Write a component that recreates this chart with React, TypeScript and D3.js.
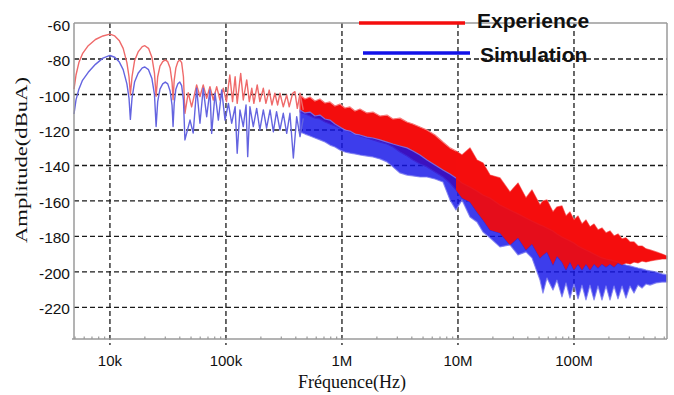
import React from "react";
import * as d3 from "d3";

const W = 674;
const H = 395;

// Axis definitions
const xDomain: [number, number] = [4900, 633.5e6];
const yDomain: [number, number] = [-237.8, -59.7];
const xTickValues = [1e4, 1e5, 1e6, 1e7, 1e8];
const xTickLabels = ["10k", "100k", "1M", "10M", "100M"];
const yTickValues = [-60, -80, -100, -120, -140, -160, -180, -200, -220];
const seriesNames = ["Experience", "Simulation"];
const xTitle = "Fréquence(Hz)";
const yTitle = "Amplitude(dBuA)";
const overlapSwitchFreq = 9.6e6; // above this the experience band is drawn on top

// Low-frequency / sparse part of the spectra (Hz, dBuA)
const redLineFreq = [4900, 5100, 5400, 5800, 6500, 7500, 8700, 10000, 11000, 12000, 13000, 14000, 14600, 15000, 15500, 16300, 17500, 19000, 20000, 21500, 23000, 24200, 25000, 25800, 27000, 28500, 30000, 31500, 33000, 34300, 35000, 35800, 37000, 38500, 40000, 41500, 43000, 44300, 47300, 50600, 55900, 59700, 63700, 68200, 72800, 77800, 83200, 88800, 94900, 101000, 108000, 114000, 120000, 125000, 134000, 141000, 151000, 159000, 167000, 174000, 186000, 196000, 210000, 221000, 236000, 249000, 264000, 279000, 292000, 312000, 334000, 351000, 376000, 393000, 412000, 435000, 464000];
const redLineVal = [-97, -89, -82, -77, -72.5, -69, -67, -66, -67, -69.5, -74, -82, -90, -100, -90, -81, -76, -73, -72.5, -74, -79, -88, -101, -90, -84, -81.5, -80.5, -81.5, -85, -93, -103, -92, -85, -81.5, -80.5, -82, -90, -110.6, -99, -107, -94.6, -101.2, -94.6, -102.1, -95.6, -103.1, -95.6, -103.1, -96.5, -104, -89, -104, -90, -105, -88.1, -103.1, -91.8, -104, -96.5, -105, -94.6, -104, -96.5, -105, -97.5, -105.9, -99.3, -105.9, -99.3, -106.9, -100.3, -106.9, -99.3, -98.4, -107.8, -99.3, -108.7];

const blueLineFreq = [4900, 5100, 5400, 5800, 6500, 7500, 8700, 10000, 11000, 12000, 13000, 14000, 14600, 15000, 15500, 16300, 17500, 19000, 20000, 21500, 23000, 24200, 25000, 25800, 27000, 28500, 30000, 31500, 33000, 34300, 35000, 35800, 37000, 38500, 40000, 41500, 43000, 44300, 49000, 52200, 55900, 59700, 63700, 68200, 72800, 75300, 80600, 86000, 91900, 98200, 105000, 112000, 120000, 125000, 132000, 141000, 149000, 154000, 161000, 172000, 184000, 196000, 210000, 224000, 240000, 256000, 273000, 292000, 312000, 334000, 356000, 381000, 407000, 435000, 464000];
const blueLineVal = [-111, -103, -97, -92, -87.5, -83, -79.5, -78, -79, -81.5, -86, -94, -102, -114, -102, -93, -88, -85, -84.5, -86, -91, -100, -118, -104, -97, -94, -93, -94, -98, -106, -118, -105, -97, -94, -93, -95, -103, -125.6, -114.4, -121.7, -96.5, -116.2, -96.5, -112.5, -97.5, -121.9, -99.3, -114.4, -97.5, -114.4, -105, -116.2, -106.9, -133.1, -108.7, -118.1, -105.9, -135, -106.9, -118.1, -107.8, -120, -108.7, -119, -108.7, -121, -109.7, -120, -110.6, -121.9, -110.6, -135.8, -112.5, -123.7, -113.4];

// Dense part of the spectra: envelopes (Hz, dBuA)
const bandFreq = [434e3, 480e3, 530e3, 585e3, 646e3, 714e3, 788e3, 870e3, 961e3, 1.061e6, 1.172e6, 1.294e6, 1.429e6, 1.643e6, 1.851e6, 2.127e6, 2.444e6, 2.753e6, 3.162e6, 3.634e6, 4.094e6, 4.704e6, 5.404e6, 6.335e6, 7.425e6, 8.533e6, 9.611e6, 10.83e6, 12.69e6, 14.58e6, 16.43e6, 18.88e6, 23.01e6, 28.07e6, 32.92e6, 38.58e6, 43.45e6, 50.93e6, 54.04e6, 58.51e6, 65.91e6, 71.35e6, 78.79e6, 85.33e6, 92.37e6, 100e6, 108.3e6, 117.2e6, 126.9e6, 137.4e6, 148.8e6, 161.0e6, 174.3e6, 188.8e6, 204.4e6, 221.3e6, 239.5e6, 259.4e6, 280.7e6, 304.0e6, 329.2e6, 356.2e6, 385.8e6, 417.6e6, 452.1e6, 509.3e6, 573.6e6, 633.5e6];
const redTop = [-100.3, -102.5, -101.4, -103.7, -102.5, -104.8, -104.2, -106.5, -105.4, -107.6, -107.0, -109.3, -108.2, -110.4, -109.9, -112.1, -111.6, -113.8, -113.3, -115.5, -116.6, -118.3, -120.0, -122.8, -126.8, -130.1, -131.8, -134.1, -130.1, -136.9, -138.6, -145.4, -147.0, -155.0, -149.9, -158.3, -153.8, -162.3, -160.0, -159.4, -166.2, -163.4, -162.8, -168.5, -166.2, -170.7, -168.5, -173.0, -170.7, -174.6, -173.0, -176.3, -175.2, -178.0, -176.9, -179.7, -178.6, -181.4, -180.8, -183.1, -183.1, -185.4, -185.4, -187.0, -187.6, -188.7, -189.9, -191.0];
const redBottom = [-109.9, -111.0, -112.1, -113.3, -113.8, -115.5, -116.6, -117.7, -118.9, -120.0, -121.1, -122.3, -123.4, -124.5, -125.6, -126.8, -127.9, -129.6, -132.4, -134.7, -136.9, -139.2, -140.8, -143.7, -146.5, -149.9, -153.8, -158.3, -160.6, -166.2, -170.7, -176.3, -178.0, -184.8, -180.8, -187.6, -184.2, -192.1, -190.4, -188.7, -196.1, -191.0, -194.4, -198.9, -194.4, -198.9, -195.5, -198.9, -195.5, -198.9, -195.5, -197.8, -195.5, -197.2, -195.5, -197.2, -194.9, -196.1, -194.9, -195.5, -194.4, -194.9, -193.8, -194.4, -193.8, -193.2, -192.7, -192.7];
const blueTop = [-108.7, -110.4, -109.9, -112.1, -111.6, -113.8, -114.4, -116.6, -118.3, -120.0, -120.6, -122.3, -122.8, -124.0, -124.5, -125.6, -126.8, -127.9, -129.0, -130.1, -131.8, -134.1, -136.9, -139.7, -142.5, -144.8, -147.0, -149.9, -152.1, -154.4, -156.6, -158.3, -162.3, -165.1, -167.3, -169.6, -171.3, -173.5, -174.1, -175.2, -176.9, -178.6, -180.3, -181.4, -182.5, -183.7, -185.4, -186.5, -187.6, -188.7, -189.9, -191.0, -192.1, -192.7, -193.2, -193.8, -194.4, -195.5, -196.1, -196.6, -197.2, -197.8, -198.3, -198.9, -199.4, -200.0, -201.1, -201.7];
const blueBottom = [-121.1, -122.3, -123.4, -124.5, -125.6, -126.8, -128.5, -129.6, -131.3, -132.4, -133.0, -133.5, -134.1, -134.7, -135.2, -136.3, -138.0, -140.8, -144.2, -145.4, -145.9, -146.5, -146.5, -147.6, -149.3, -159.4, -165.1, -159.4, -169.0, -171.8, -177.5, -180.8, -185.9, -184.8, -190.4, -188.7, -192.1, -204.6, -211.9, -203.4, -210.2, -204.6, -214.1, -206.2, -214.7, -206.8, -215.2, -207.4, -215.8, -207.4, -215.8, -207.9, -215.8, -207.9, -215.8, -207.9, -215.2, -207.9, -214.7, -207.9, -211.9, -207.4, -209.1, -206.8, -207.4, -206.2, -205.7, -205.7];

const RED = "#f40d0d";
const BLUE = "#1212e8";
const RED_LIGHT = "#ef6a6a";
const BLUE_LIGHT = "#6464e0";
const GRID = "#1a1a1a";
const FRAME = "#9a9a9a";

export default function App() {
  const left = 74, right = 667, top = 23, bottom = 339;
  const x = d3.scaleLog().domain(xDomain).range([left, right]);
  const y = d3.scaleLinear().domain(yDomain).range([bottom, top]);

  const line = d3
    .line<[number, number]>()
    .x((d) => x(d[0]))
    .y((d) => y(d[1]));

  const redPts = redLineFreq.map((f, i) => [f, redLineVal[i]] as [number, number]);
  const bluePts = blueLineFreq.map((f, i) => [f, blueLineVal[i]] as [number, number]);

  const idx = bandFreq.map((_, i) => i);
  const redArea = d3
    .area<number>()
    .x((i) => x(bandFreq[i]))
    .y0((i) => y(redBottom[i]))
    .y1((i) => y(redTop[i]))(idx) || "";
  const blueArea = d3
    .area<number>()
    .x((i) => x(bandFreq[i]))
    .y0((i) => y(blueBottom[i]))
    .y1((i) => y(blueTop[i]))(idx) || "";

  const minorTicks = x.ticks(40).filter((t) => {
    const r = t / Math.pow(10, Math.floor(Math.log10(t) + 1e-9));
    return Math.abs(r - 1) > 1e-6;
  });

  const sans = "'Liberation Sans', Arial, Helvetica, sans-serif";
  const serif = "'Liberation Serif', 'Times New Roman', serif";
  const xs = x(overlapSwitchFreq);

  return (
    <svg
      width={W}
      height={H}
      viewBox={`0 0 ${W} ${H}`}
      style={{ position: "absolute", left: 0, top: 0, background: "#fff" }}
    >
      <defs>
        <clipPath id="hiFreq">
          <rect x={xs} y={0} width={W - xs} height={H} />
        </clipPath>
      </defs>
      <rect x={0} y={0} width={W} height={H} fill="#fff" />

      {/* grid */}
      {yTickValues
        .filter((v) => v !== -60)
        .map((v) => (
          <line
            key={"gy" + v}
            x1={left}
            x2={right}
            y1={y(v)}
            y2={y(v)}
            stroke={GRID}
            strokeWidth={1.3}
            strokeDasharray="5,3"
          />
        ))}
      {xTickValues.map((v) => (
        <line
          key={"gx" + v}
          x1={x(v)}
          x2={x(v)}
          y1={top}
          y2={bottom + 6}
          stroke={GRID}
          strokeWidth={1.3}
          strokeDasharray="5,3"
        />
      ))}

      {/* dense bands */}
      <path d={redArea} fill={RED} stroke="#f77a7a" strokeWidth={1.2} strokeLinejoin="round" />
      <path d={blueArea} fill={BLUE} fillOpacity={0.82} stroke="#7a7af0" strokeOpacity={0.8} strokeWidth={1.2} strokeLinejoin="round" />
      <path d={redArea} fill={RED} fillOpacity={0.92} clipPath="url(#hiFreq)" />

      {/* sparse lines */}
      <path d={line(redPts) || ""} fill="none" stroke={RED_LIGHT} strokeWidth={1.4} strokeLinejoin="round" />
      <path d={line(bluePts) || ""} fill="none" stroke={BLUE_LIGHT} strokeWidth={1.4} strokeLinejoin="round" />

      {/* frame */}
      <line x1={left} x2={right} y1={top} y2={top} stroke={FRAME} strokeWidth={1.5} />
      <line x1={right} x2={right} y1={top} y2={bottom} stroke={FRAME} strokeWidth={1.5} />
      <line x1={left} x2={left} y1={top} y2={bottom} stroke={FRAME} strokeWidth={1.5} />
      <line x1={left - 2} x2={right} y1={bottom} y2={bottom} stroke={FRAME} strokeWidth={1.5} />
      {minorTicks.map((t) => (
        <line key={"mt" + t} x1={x(t)} x2={x(t)} y1={bottom} y2={bottom - 2.5} stroke={FRAME} strokeWidth={1.2} />
      ))}

      {/* y tick labels */}
      {yTickValues.map((v) => (
        <text
          key={"yl" + v}
          x={70}
          y={y(v) + 1.5}
          textAnchor="end"
          dominantBaseline="central"
          fontFamily={sans}
          fontSize={15.5}
          fill="#111"
        >
          {v}
        </text>
      ))}

      {/* x tick labels */}
      {xTickValues.map((v, i) => (
        <text
          key={"xl" + v}
          x={x(v)}
          y={366}
          textAnchor="middle"
          fontFamily={sans}
          fontSize={15}
          fill="#111"
        >
          {xTickLabels[i]}
        </text>
      ))}

      {/* axis titles */}
      <text x={352} y={388} textAnchor="middle" fontFamily={serif} fontSize={18} fill="#111">
        {xTitle}
      </text>
      <text
        transform="translate(21.5,160) rotate(-90)"
        textAnchor="middle"
        dominantBaseline="central"
        fontFamily={serif}
        fontSize={17}
        textLength={166}
        lengthAdjust="spacingAndGlyphs"
        fill="#111"
      >
        {yTitle}
      </text>

      {/* legend */}
      <line x1={359} x2={465} y1={23} y2={23} stroke={RED} strokeWidth={3.5} />
      <text x={477} y={28} fontFamily={sans} fontWeight="bold" fontSize={21} fill="#111">
        {seriesNames[0]}
      </text>
      <line x1={363} x2={470} y1={53} y2={53} stroke={BLUE} strokeWidth={3.5} />
      <text x={480} y={62} fontFamily={sans} fontWeight="bold" fontSize={21} fill="#111">
        {seriesNames[1]}
      </text>
    </svg>
  );
}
++++++++++
Set exercise — Leave out the pictures and repeat the lines from the start of the material through the line with "const overlapSwitchFreq = 9.6e6;", inclusive.

Written response —
Write a component that recreates this chart with React, TypeScript and D3.js.
import React from "react";
import * as d3 from "d3";

const W = 674;
const H = 395;

// Axis definitions
const xDomain: [number, number] = [4900, 633.5e6];
const yDomain: [number, number] = [-237.8, -59.7];
const xTickValues = [1e4, 1e5, 1e6, 1e7, 1e8];
const xTickLabels = ["10k", "100k", "1M", "10M", "100M"];
const yTickValues = [-60, -80, -100, -120, -140, -160, -180, -200, -220];
const seriesNames = ["Experience", "Simulation"];
const xTitle = "Fréquence(Hz)";
const yTitle = "Amplitude(dBuA)";
const overlapSwitchFreq = 9.6e6; // above this the experience band is drawn on top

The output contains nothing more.